Das Einzige, was gesondert berechnet werden muss, sind Sonderleistungen wie Reisekosten oder zum Beispiel die Verlagsvermittlung, die ich auch für Sie übernehmen kann. Um Ihnen aber eine genaue Kalkulation, was das Ghostwriting kostet, vorlegen zu können, müssten Sie mir Ihr Material – einige Kapitel, Strukturierung des Buches, vorläufiges Inhaltsverzeichnis – zur Sichtung vorlegen. Sie haben doch Material, oder?“ Weiter Stille am anderen Ende der Leitung. Und weil Stille ein ganz schlechtes Ding in der Kommunikation zwischen zwei Menschen ist, ergreife ich rasch wieder das Wort: „Aber wissen Sie, Sie müssen selbst wissen, ob Ihnen das Ihr Buch wert ist. Ich finde, es ist immer wert, an ein Buch zu glauben. Darauf kommt es doch an. Wenn SIE nicht daran glauben, wer soll es denn sonst tun?“
Ja, so oder so ähnlich müssen Sie sich viele meiner Erstgespräche vorstellen: Hier ich, der Ghostwriter Holger Schaeben, da der Kunde in spe, der ein Buch schreiben lassen will. (Kann sein, ich habe etwas übertrieben. Aber nur etwas.)
Nein, ich bin nicht geldgierig. Ich bin abhängig. Abhängig in erster Linie von Aufträgen. Abhängig von Umsätzen und Erlösen. Also bitte, erlösen Sie mich, nehmen Sie mich für bare Münze. Sie tun etwas Gutes. Denn meine finanzielle Unabhängigkeit wird größer und damit meine Freiheit für Sie ein wirklich gutes Buch zu schreiben.

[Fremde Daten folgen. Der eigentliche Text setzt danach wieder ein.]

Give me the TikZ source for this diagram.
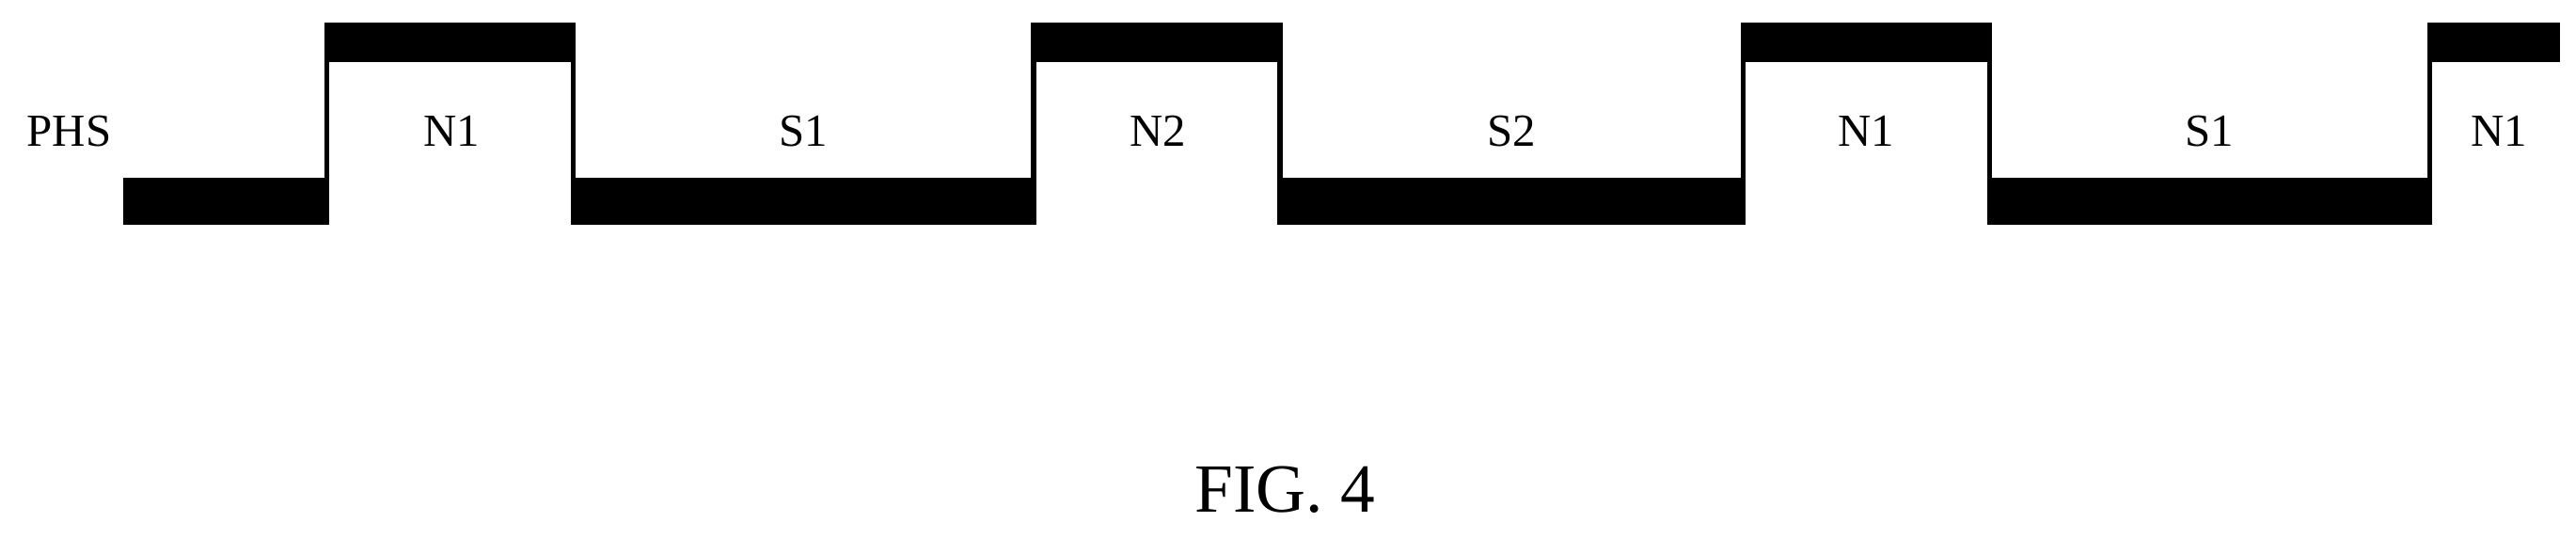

Ich habe nur den einen Wunsch: Bezahlen Sie mich angemessen. Davon lebe ich. Ich bin Kleinunternehmer. Ich muss rechnen, mein Honorar muss ich über lange Zeitstrecken dehnen. Die Arbeit an einem Buch dauert sechs bis acht Monate, manchmal auch ein Jahr. Und dann rechnen Sie einmal bitte nach, welches Monatsgehalt am Ende dabei rauskommt.